Ultimately, adherence to legal and regulatory standards is non-negotiable in the appraisal business. It is not merely a matter of avoiding penalties but also a cornerstone of ethical practice. By maintaining compliance, appraisers contribute to a fair and trustworthy real estate market, reinforcing the confidence of clients, lenders, and the broader public in their work.
### Bias or Discrimination in Property Assessments
In the appraisal business, bias or discrimination in property assessments is a significant ethical concern. This unethical practice occurs when appraisers allow personal prejudices, stereotypes, or external pressures to influence their professional judgment, leading to unfair or inaccurate property valuations. Such actions not only violate ethical appraisal standards but can also have far-reaching consequences, perpetuating systemic inequalities in housing and financial markets.
Bias in property assessments can manifest in various ways. For instance, appraisers might undervalue properties in neighborhoods predominantly occupied by minority groups or overvalue homes in affluent, predominantly white areas. This can result in reduced access to loans, investment opportunities, or fair market value for homeowners in marginalized communities. Discrimination may also manifest in appraisers giving undue weight to irrelevant factors such as race, ethnicity, gender, or religion of the homeowner or potential buyers, rather than focusing solely on the property’s characteristics and market conditions.

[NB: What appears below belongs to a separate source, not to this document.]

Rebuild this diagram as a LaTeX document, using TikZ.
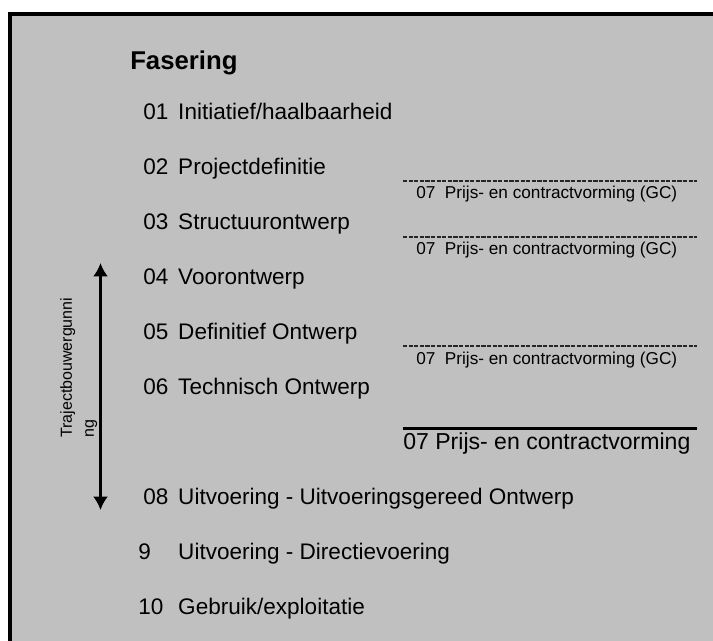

Addressing bias and discrimination in appraisals requires a multifaceted approach. Professional organizations, such as The Appraisal Foundation, have established guidelines like the Uniform Standards of Professional Appraisal Practice (USPAP) to ensure that appraisals are conducted objectively and without prejudice. Additionally, many jurisdictions have enacted laws to combat discriminatory practices in housing and real estate. Education and training for appraisers are crucial in promoting awareness of implicit biases and equipping professionals with the tools necessary to perform impartial assessments. By adhering strictly to ethical guidelines and fostering accountability, the appraisal industry can work toward eliminating discriminatory practices and promoting fairness for all stakeholders in the real estate market.